Councils have warned that RTB has made it difficult for them to replace housing stock because they only keep a third of the receipts.

Analysis from the LGA suggests that authorities are now selling these properties for around 43% of their values, which is up from the 25% it was at in 2011-12 but still not sufficient to fund new housebuilding projects.

The government increased the size of the discounts offered through RTB six years ago, leading to a 400% rise in sales from the policy and a total of nearly 60,000 council homes sold across the period.

The figures highlight LGA claims that councils should be able to keep more than the current 30% of receipts from sales or be allowed to borrow more than the current housing borrowing cap in order to kickstart building.

Cllr Judith Blake, the organisation’s housing spokesperson, said the government should look to the upcoming Local Government Finance Settlement to implement changes.

“Councils support people’s aspiration to own their own home and Right to Buy is one way of doing this,” Blake explained.

“However, selling council homes at a discount of nearly half price had led to a social housing fire sale that threatens the future of the scheme. The rate of homes sold under RTB combined with the restrictions on councils is making replacing homes sold virtually impossible.”

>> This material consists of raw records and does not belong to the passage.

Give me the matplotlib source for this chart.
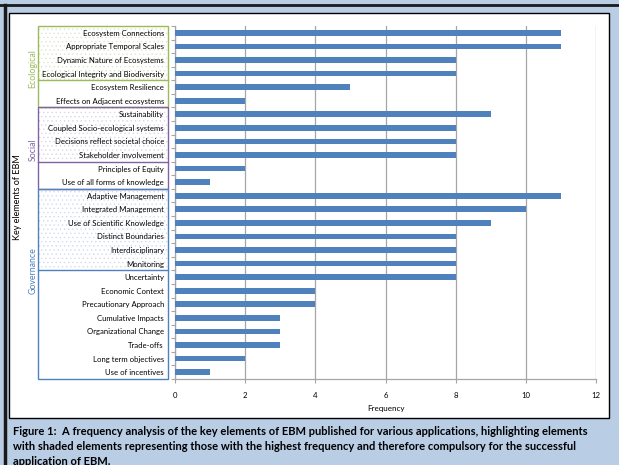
import matplotlib
matplotlib.use("Agg")
import matplotlib.pyplot as plt
import matplotlib.patches as mpatches
import matplotlib.transforms as mtransforms
import numpy as np

plt.rcParams['font.family'] = ['Lato', 'DejaVu Sans']
plt.rcParams['hatch.linewidth'] = 0.5

# -------------------------
# dados
# -------------------------
elementos = [
    "Ecosystem Connections", "Appropriate Temporal Scales",
    "Dynamic Nature of Ecosystems", "Ecological Integrity and Biodiversity",
    "Ecosystem Resilience", "Effects on Adjacent ecosystems",
    "Sustainability", "Coupled Socio-ecological systems",
    "Decisions reflect societal choice", "Stakeholder involvement",
    "Principles of Equity", "Use of all forms of knowledge",
    "Adaptive Management", "Integrated Management",
    "Use of Scientific Knowledge", "Distinct Boundaries",
    "Interdisciplinary", "Monitoring", "Uncertainty", "Economic Context",
    "Precautionary Approach", "Cumulative Impacts", "Organizational Change",
    "Trade-offs", "Long term objectives", "Use of incentives",
]
frequencia = [11, 11, 8, 8, 5, 2, 9, 8, 8, 8, 2, 1,
              11, 10, 9, 8, 8, 8, 8, 4, 4, 3, 3, 3, 2, 1]

# grupos: (nome, primeiro, ultimo, ultimo sombreado, cor, cor do pontilhado, posicao do rotulo)
grupos = [
    ("Ecological", 0, 5, 3, "#9bbb59", "#dde8c8", 2.6),
    ("Social", 6, 11, 9, "#8064a2", "#ddd5e8", 8.6),
    ("Governance", 12, 25, 17, "#4f81bd", "#d0dcee", 17.5),
]

legenda = [
    "Figure 1:  A frequency analysis of the key elements of EBM published for various applications, highlighting elements",
    "with shaded elements representing those with the highest frequency and therefore compulsory for the successful",
    "application of EBM.",
]

# -------------------------
# figura
# -------------------------
W, H = 619, 465
fig = plt.figure(figsize=(W / 100, H / 100), dpi=100)
fig.patch.set_facecolor("#b9cde5")

# painel branco e bordas
fig.patches.append(mpatches.Rectangle((9 / W, 1 - 418 / H), 600 / W, 405 / H,
                                      transform=fig.transFigure, facecolor="white",
                                      edgecolor="black", lw=1.0, zorder=0))
fig.add_artist(plt.Line2D([0, 1], [1 - 5 / H] * 2, color="#1a1a1a", lw=2.0,
                          transform=fig.transFigure))
fig.add_artist(plt.Line2D([4.5 / W] * 2, [0, 1 - 5 / H], color="#1a1a1a", lw=2.5,
                          transform=fig.transFigure))

ax = fig.add_axes([175 / W, 1 - 379 / H, (596 - 175) / W, (379 - 26) / H])
ax.set_facecolor("none")
ax.set_zorder(3)

y = np.arange(len(elementos))
ax.barh(y, frequencia, height=0.42, color="#4f81bd", zorder=3)

ax.set_xlim(0, 12)
ax.set_ylim(len(elementos) - 0.5, -0.5)
ax.set_xticks(np.arange(0, 13, 2))
ax.xaxis.grid(True, color="#a6a6a6", lw=0.9)
ax.set_axisbelow(True)

ax.set_yticks(y)
ax.set_yticklabels(elementos, fontsize=5.6)
ax.set_yticks(np.arange(-0.5, len(elementos), 1), minor=True)
ax.tick_params(axis="y", which="major", length=0, pad=8)
ax.tick_params(axis="y", which="minor", length=3, color="#a6a6a6", width=0.8)
ax.tick_params(axis="x", length=3, color="#a6a6a6", width=0.8, labelsize=5.6, pad=6)

for lado in ["top", "right"]:
    ax.spines[lado].set_visible(False)
ax.spines["left"].set_color("#a6a6a6")
ax.spines["bottom"].set_color("#a6a6a6")
ax.spines["left"].set_linewidth(0.9)
ax.spines["bottom"].set_linewidth(0.9)

ax.set_xlabel("Frequency", fontsize=5.8, labelpad=5)

# caixas dos grupos
trans = mtransforms.blended_transform_factory(fig.transFigure, ax.transData)
x0, x1 = 38 / W, 168 / W
for nome, ini, fim, somb, cor, cor_pont, ypos in grupos:
    ax.add_patch(mpatches.Rectangle((x0, ini - 0.5), x1 - x0, somb - ini + 1,
                                    transform=trans, facecolor="none", hatch="....",
                                    edgecolor=cor_pont, lw=0, clip_on=False, zorder=0.1))
    ax.add_patch(mpatches.Rectangle((x0, ini - 0.5), x1 - x0, fim - ini + 1,
                                    transform=trans, facecolor="none",
                                    edgecolor=cor, lw=1.0, clip_on=False, zorder=2))
    ax.add_line(plt.Line2D([x0, x1], [somb + 0.5] * 2, color=cor, lw=1.0,
                           transform=trans, clip_on=False))
    ax.text(33 / W, ypos, nome, transform=trans, rotation=90, color=cor,
            fontsize=6.3, ha="center", va="center")

fig.text(18 / W, 1 - 197 / H, "Key elements of EBM", rotation=90, fontsize=6.5,
         ha="center", va="center", color="black")

for i, linha in enumerate(legenda):
    fig.text(13 / W, 1 - (431 + 15 * i) / H, linha, fontsize=8.0, fontweight="bold",
             ha="left", va="center")

fig.savefig("out.png", dpi=100, facecolor=fig.get_facecolor())
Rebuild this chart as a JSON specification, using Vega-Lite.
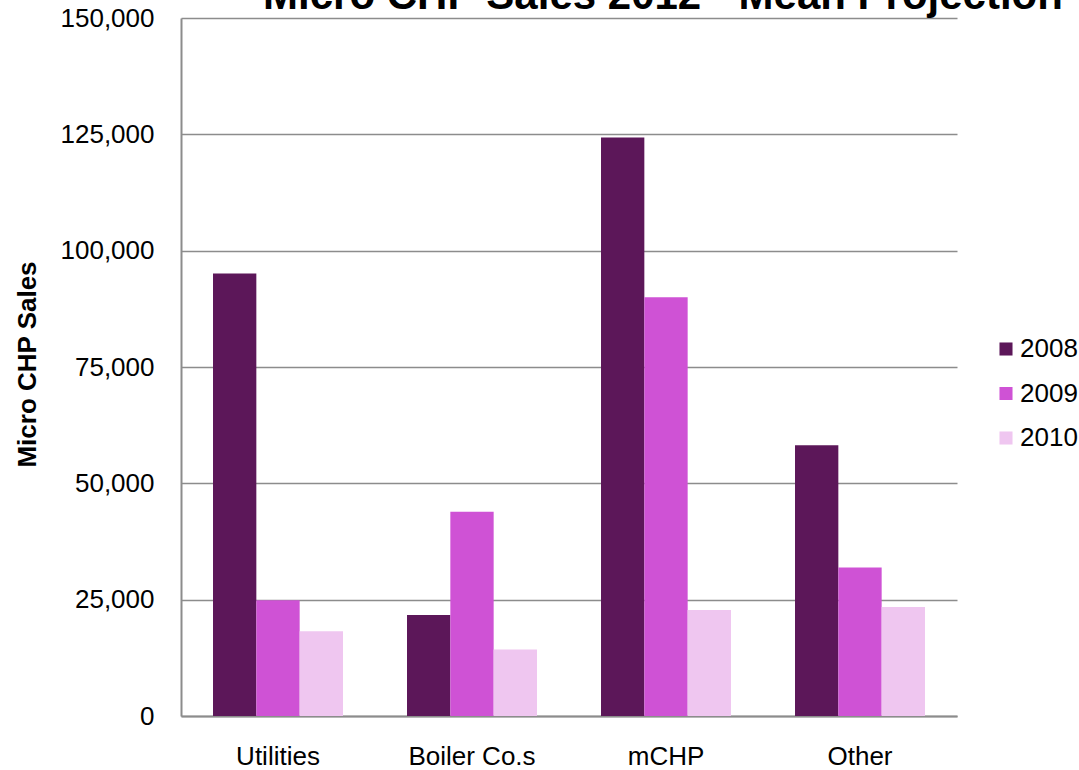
{
  "$schema": "https://vega.github.io/schema/vega-lite/v6.json",
  "width": 776,
  "height": 698,
  "autosize": {"type": "none"},
  "padding": {"left": 181, "top": 18, "right": 122, "bottom": 54},
  "background": "white",
  "title": {
    "text": "Micro CHP Sales 2012 - Mean Projection",
    "font": "Liberation Sans",
    "fontSize": 42,
    "fontWeight": "bold",
    "color": "black",
    "anchor": "middle",
    "frame": "group",
    "baseline": "alphabetic",
    "offset": 0,
    "dx": 94,
    "dy": 46
  },
  "data": {
    "values": [
      {"category": "Utilities", "year": "2008", "sales": 95100},
      {"category": "Utilities", "year": "2009", "sales": 24900},
      {"category": "Utilities", "year": "2010", "sales": 18200},
      {"category": "Boiler Co.s", "year": "2008", "sales": 21700},
      {"category": "Boiler Co.s", "year": "2009", "sales": 43900},
      {"category": "Boiler Co.s", "year": "2010", "sales": 14300},
      {"category": "mCHP", "year": "2008", "sales": 124300},
      {"category": "mCHP", "year": "2009", "sales": 90000},
      {"category": "mCHP", "year": "2010", "sales": 22800},
      {"category": "Other", "year": "2008", "sales": 58200},
      {"category": "Other", "year": "2009", "sales": 31900},
      {"category": "Other", "year": "2010", "sales": 23400}
    ]
  },
  "mark": {"type": "bar"},
  "encoding": {
    "x": {
      "field": "category",
      "type": "nominal",
      "sort": ["Utilities", "Boiler Co.s", "mCHP", "Other"],
      "scale": {"paddingInner": 0.33, "paddingOuter": 0.165},
      "axis": {
        "title": null,
        "labelAngle": 0,
        "labelFont": "Liberation Sans",
        "labelFontSize": 26,
        "labelColor": "black",
        "labelPadding": 27,
        "ticks": false,
        "domainColor": "#8c8c8c",
        "domainWidth": 2
      }
    },
    "xOffset": {"field": "year", "type": "nominal"},
    "y": {
      "field": "sales",
      "type": "quantitative",
      "scale": {"domain": [0, 150000], "nice": false},
      "axis": {
        "title": "Micro CHP Sales",
        "titleFont": "Liberation Sans",
        "titleFontSize": 26,
        "titleFontWeight": "bold",
        "titleColor": "black",
        "titleX": -154,
        "titleY": 346,
        "titleAngle": -90,
        "titleBaseline": "middle",
        "titleAlign": "center",
        "values": [0, 25000, 50000, 75000, 100000, 125000, 150000],
        "format": ",.0f",
        "labelFont": "Liberation Sans",
        "labelFontSize": 26,
        "labelColor": "black",
        "labelPadding": 27,
        "ticks": false,
        "domainColor": "#8c8c8c",
        "domainWidth": 2,
        "gridColor": "#8c8c8c",
        "gridWidth": 1.5
      }
    },
    "color": {
      "field": "year",
      "type": "nominal",
      "scale": {"domain": ["2008", "2009", "2010"], "range": ["#5c1759", "#cf52d5", "#efc6f0"]},
      "legend": {
        "title": null,
        "orient": "none",
        "legendX": 812,
        "legendY": 318,
        "symbolType": "square",
        "symbolSize": 170,
        "symbolStrokeWidth": 0,
        "labelFont": "Liberation Sans",
        "labelFontSize": 26,
        "labelColor": "black",
        "labelOffset": 1,
        "rowPadding": 18.5
      }
    }
  },
  "config": {"view": {"stroke": null}}
}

She went on to urge central government to make sure councils can replace every house sold through RTB by allowing local authorities to set their own discounts and retain more of the sales receipts.

In response, a MHCLG spokesman said: “Right to Buy is giving people who aspire to own their home the opportunity to do so, and more than 80,000 households have used the scheme since it was reinvigorated in 2012.

“Every additional home sold off must be replaced by an extra one, nationally. Councils should deliver these properties within three years.”

Chancellor Philip Hammond announced in last year’s Autumn Budget that the current Conservative government would be aiming to build around 300,000 new homes a year by the end of its term.